- Nightrunner, art by Trevor McCarthy.

Publication information
- Publisher: DC Comics
- First appearance: Detective Comics Annual #12 (February 2011)
- Created by: David Hine & Kyle Higgins

In-story information
- Alter ego: Bilal Alsselah
- Species: Human
- Partnerships: Batman
- Notable aliases: Batman of Antwerpen Le Batman of Belgium The Free Runner The Protector of Antwerp The Night Runner The Dark Athlete
- Abilities: Skilled martial artist and hand-to-hand combatant; Expert acrobat, gymnast, and traceur;

= Nightrunner (character) =

Fictional comic book character

Nightrunner (Bilal Alsselah) is a superhero appearing American comic books published by DC Comics. Created by David Hine and Kyle Higgins, Nightrunner first appeared in Detective Comics Annual #12 (February 2011). Nightrunner is a French citizen of Algerian origin who lives in Clichy-Sous-Bois on the outskirts of Paris. He was recruited by Bruce Wayne and Dick Grayson for Batman Incorporated.

==Publication history==
Nightrunner was introduced in a two-part story that spanned Detective Comics Annual #12 and Batman Annual #28 in December 2010 (cover-date February 2011). David Hine created Nightrunner to mirror the current social and political situations unfolding in the French projects of Clichy-sous-Bois.

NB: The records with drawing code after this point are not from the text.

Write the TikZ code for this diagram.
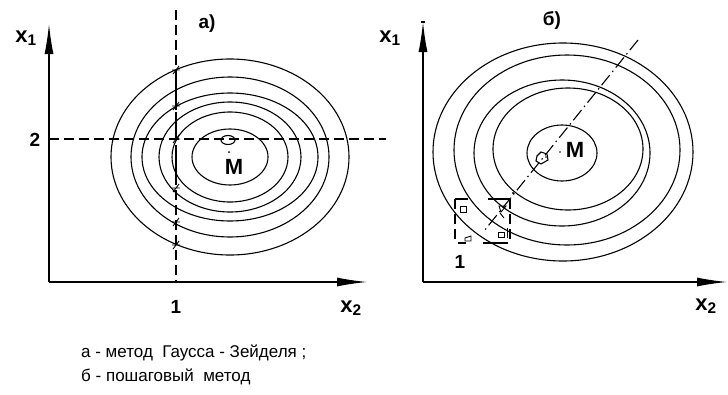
\documentclass[tikz,border=0pt]{standalone}
\usepackage{fontspec}
\setmainfont{Liberation Sans}
\usetikzlibrary{arrows.meta}
\tikzset{
  ln/.style={line width=1.1pt},
  dsh/.style={line width=1.1pt, dash pattern=on 10pt off 5pt},
  dshdot/.style={line width=1.1pt, dash pattern=on 13pt off 4pt on 1.5pt off 4pt},
  axis/.style={line width=1.3pt, -{Latex[length=30pt,width=9pt]}},
  lbl/.style={font=\fontsize{22}{22}\selectfont\bfseries, inner sep=0pt},
  num/.style={font=\fontsize{19}{19}\selectfont\bfseries, inner sep=0pt},
  mlbl/.style={font=\fontsize{22}{22}\selectfont\bfseries, inner sep=0pt},
  captxt/.style={font=\fontsize{17}{17}\selectfont, inner sep=0pt, anchor=base west},
  tk/.style={line width=0.9pt}
}
\begin{document}
\begin{tikzpicture}[x=1pt,y=-1pt]
\useasboundingbox (0,0) rectangle (728,394);
% ---------- left panel ----------
\coordinate (Ao) at (49,282);
\coordinate (Ay) at (49,24);
\coordinate (Ax) at (367,282);
\draw[axis] (Ao) -- (Ay);
\draw[axis] (Ao) -- (Ax);
\coordinate (Vt) at (176,10);
\coordinate (Vb) at (176,282);
\coordinate (Hl) at (49,139);
\coordinate (Hr) at (386,139);
\draw[dsh] (Vt) -- (Vb);
\draw[dsh] (Hl) -- (Hr);
\coordinate (Mc) at (230,157);
\foreach \rx/\ry in {119/98, 99/80, 88/64, 71/55, 58/45, 38/28}
  \draw[ln] (Mc) ellipse [x radius=\rx pt, y radius=\ry pt];
\foreach \yy in {70,106,139,188,222,245}
  \draw[tk] (172,\yy) -- (180,\yy) (173,\yy+4) -- (179,\yy-4);
\draw[ln] (176,70) -- (176,100) (176,112) -- (176,132) (176,146) -- (176,182);
\draw[ln] (228,140) ellipse [x radius=7pt, y radius=4.5pt];
\fill (229,152) circle (1pt);
\node[lbl] (x1a) at (26,38) {x\textsubscript{1}};
\node[num] (twoa) at (35,140) {2};
\node[num] (onea) at (176,307) {1};
\node[lbl] (x2a) at (351,308) {x\textsubscript{2}};
\node[num] (aa) at (207,24) {а)};
\node[mlbl] (Ma) at (234,167) {M};
% ---------- right panel ----------
\coordinate (Bo) at (423,282);
\coordinate (By) at (423,22);
\coordinate (Bx) at (727,282);
\draw[axis] (Bo) -- (By);
\draw[axis] (Bo) -- (Bx);
\draw[ln] (421,22) -- (425,22);
\draw[ln] (563,152) ellipse [x radius=130pt, y radius=109pt];
\draw[ln] (567,150) ellipse [x radius=113pt, y radius=95pt];
\draw[ln] (562,153) ellipse [x radius=88pt, y radius=73pt];
\draw[ln] (568,149) ellipse [x radius=75pt, y radius=61pt];
\draw[ln] (562,153) ellipse [x radius=35pt, y radius=28pt];
\coordinate (Dt) at (638,40);
\coordinate (Db) at (484,231);
\draw[dshdot] (Dt) -- (Db);
\draw[ln] (537,156) -- (541,152) -- (547,154) -- (548,160) -- (541,164) -- (536,161) -- cycle;
\fill (546,157) circle (0.9pt);
\fill (560,152) circle (0.9pt);
% step-search rectangle
\draw[ln] (455,199) -- (468,199) (488,199) -- (510,199);
\draw[dsh] (455,199) -- (455,243);
\draw[ln] (458,243) -- (466,243) (483,243) -- (508,243);
\draw[dsh] (510,199) -- (510,243);
\draw[tk] (460,206) rectangle (466,212);
\draw[tk] (499,206) -- (506,206) -- (501,212) -- cycle;
\draw[tk] (498,232) rectangle (504,237);
\draw[tk] (465,238) -- (471,236) -- (471,241) -- (465,241) -- cycle;
\draw[tk] (500,213) -- (504,218);
\draw[tk] (507,228) -- (507,238);
\fill (513,193) circle (1.2pt);
\node[num] (oneb) at (460,262) {1};
\node[lbl] (x2b) at (706,306) {x\textsubscript{2}};
\node[lbl] (x1b) at (390,38) {x\textsubscript{1}};
\node[num] (bb) at (552,21) {б)};
\node[mlbl] (Mb) at (575,150) {M};
% ---------- captions ----------
\node[captxt] (c1) at (81,357) {а - метод\ \ Гаусса - Зейделя ;};
\node[captxt] (c2) at (81,381) {б - пошаговый\ \ метод};
\end{tikzpicture}
\end{document}
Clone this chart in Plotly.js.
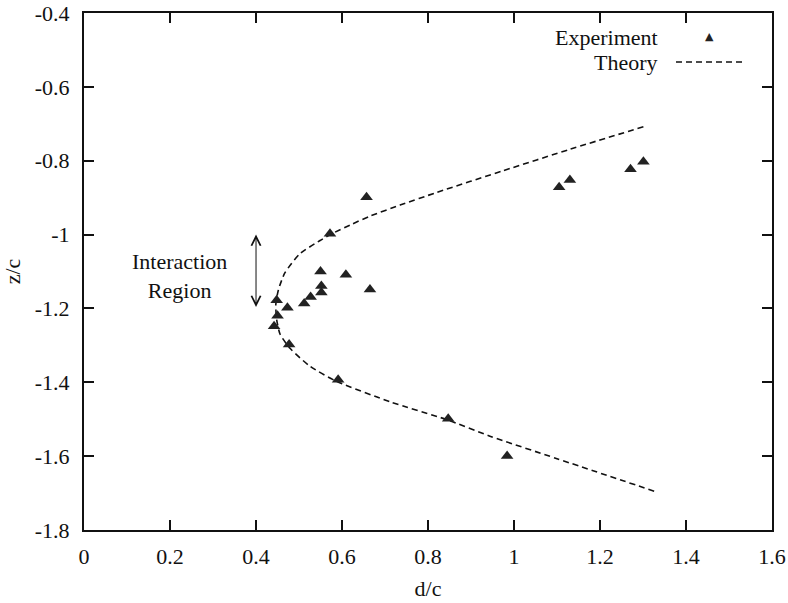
<!DOCTYPE html>
<html>
<head>
<meta charset="utf-8">
<script src="https://cdn.plot.ly/plotly-3.0.1.min.js"></script>
<style>html,body{margin:0;padding:0;background:#fff;}#chart{width:788px;height:603px;}</style>
</head>
<body>
<div id="chart"></div>
<script>
// Experiment data (d/c, z/c)
const expD = [0.572, 0.550, 0.609, 0.552, 0.552, 0.527, 0.512, 0.665, 0.448, 0.473, 0.450, 0.442, 0.477, 0.657, 0.591, 0.847, 0.984, 1.105, 1.130, 1.271, 1.301];
const expZ = [-0.998, -1.100, -1.109, -1.139, -1.157, -1.169, -1.187, -1.149, -1.178, -1.198, -1.220, -1.248, -1.298, -0.899, -1.393, -1.499, -1.600, -0.872, -0.852, -0.823, -0.803];
// Theory curve
const thD = [1.301, 1.130, 0.975, 0.820, 0.735, 0.665, 0.619, 0.576, 0.549, 0.502, 0.467, 0.452, 0.446, 0.448, 0.456, 0.479, 0.526, 0.588, 0.712, 0.843, 0.944, 1.100, 1.326];
const thZ = [-0.708, -0.769, -0.827, -0.886, -0.920, -0.950, -0.974, -0.998, -1.016, -1.052, -1.104, -1.150, -1.190, -1.230, -1.270, -1.308, -1.357, -1.398, -1.453, -1.501, -1.546, -1.607, -1.695];
const xTicks = [0, 0.2, 0.4, 0.6, 0.8, 1, 1.2, 1.4, 1.6];
const xTickText = ['0', '0.2', '0.4', '0.6', '0.8', '1', '1.2', '1.4', '1.6'];
const yTicks = [-0.4, -0.6, -0.8, -1, -1.2, -1.4, -1.6, -1.8];
const yTickText = ['-0.4', '-0.6', '-0.8', '-1', '-1.2', '-1.4', '-1.6', '-1.8'];

const FONT = "Liberation Serif";
const FS = 22;

const traces = [
  {x: thD, y: thZ, mode: 'lines', type: 'scatter', name: 'Theory',
   line: {color: '#111', width: 1.6, dash: '6px,4px', shape: 'spline', smoothing: 0.6}},
  {x: expD, y: expZ, mode: 'markers', type: 'scatter', name: 'Experiment',
   marker: {symbol: 'triangle-up', size: 11, color: '#222'}}
];

const axisCommon = {
  showgrid: false, zeroline: false, showline: true, mirror: 'ticks',
  linecolor: '#111', linewidth: 2, ticks: 'inside', ticklen: 10, tickwidth: 2, tickcolor: '#111',
  tickfont: {family: FONT, size: FS, color: '#111'}, ticklabeloverflow: 'allow'
};

const T = 13, B = 73, L = 84, R = 16;
const plotW = 788 - L - R, plotH = 603 - T - B;
function px(xp) { return (xp - L) / plotW; }
function py(yp) { return 1 - (yp - T) / plotH; }

const layout = {
  width: 788, height: 603,
  margin: {l: L, r: R, t: T, b: B},
  paper_bgcolor: '#fff', plot_bgcolor: '#fff',
  showlegend: false,
  font: {family: FONT, size: FS, color: '#111'},
  xaxis: Object.assign({}, axisCommon, {
    range: [-0.0001, 1.6001], tickvals: xTicks, ticktext: xTickText, ticklabelstandoff: 6,
    title: {text: 'd/c', font: {family: FONT, size: FS}, standoff: 12}
  }),
  yaxis: Object.assign({}, axisCommon, {
    range: [-1.8002, -0.3998], tickvals: yTicks, ticktext: yTickText, ticklabelstandoff: 8,
    title: {text: 'z/c', font: {family: FONT, size: FS}, standoff: 8}
  }),
  annotations: [
    {x: 0.221, y: -1.112, xref: 'x', yref: 'y', text: 'Interaction<br>Region', showarrow: false,
     font: {family: FONT, size: FS, color: '#111'}, align: 'center', xanchor: 'center', yanchor: 'middle'},
    {x: 0.40, y: -1.0, ax: 0.40, ay: -1.2, xref: 'x', yref: 'y', axref: 'x', ayref: 'y', text: '',
     showarrow: true, arrowhead: 5, startarrowhead: 5, arrowside: 'end+start', arrowsize: 1.8, arrowwidth: 1, arrowcolor: '#111'},
    {x: px(660), y: py(37), xref: 'paper', yref: 'paper', text: 'Experiment', showarrow: false,
     xanchor: 'right', yanchor: 'middle', font: {family: FONT, size: FS, color: '#111'}},
    {x: px(660), y: py(62), xref: 'paper', yref: 'paper', text: 'Theory', showarrow: false,
     xanchor: 'right', yanchor: 'middle', font: {family: FONT, size: FS, color: '#111'}},
    {x: px(709), y: py(36), xref: 'paper', yref: 'paper', text: '▲', showarrow: false,
     xanchor: 'center', yanchor: 'middle', font: {family: 'DejaVu Sans', size: 11, color: '#222'}}
  ],
  shapes: [
    {type: 'line', xref: 'paper', yref: 'paper', x0: px(676), x1: px(745), y0: py(62), y1: py(62),
     line: {color: '#111', width: 1.6, dash: '6px,4px'}}
  ]
};

Plotly.newPlot('chart', traces, layout, {displayModeBar: false, staticPlot: true});
</script>
</body>
</html>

==Fictional character biography==
Bilal Alsselah (بلال الصلاح), a French-Algerian, was raised by his single mother on the outskirts of Paris, France. Though peaceful, on Bilal's birthday, he and his friend Aarif were caught in the middle of a protest, and beaten mercilessly by the police force. After they both healed, Aarif gave Bilal a gift including the music of Leni Urbana, an urban representative of the Muslim people in France, urging Bilal to listen to her words. That night Aarif was killed by police after he set fire to their station. After hearing of his friend's death, Bilal would forever be changed. Though he sympathized with the protesters, he found faults on both sides and decided to take a cue from Batman's origins: becoming a symbol, without racial or religious bias, that could make a difference for what's right and just. Already a superior parkour and freerun athlete, he donned the mask of Nightrunner to help the people's cause and bring justice to Clichy-sous-Bois.

He assists Batman in taking down a child-slavery ring.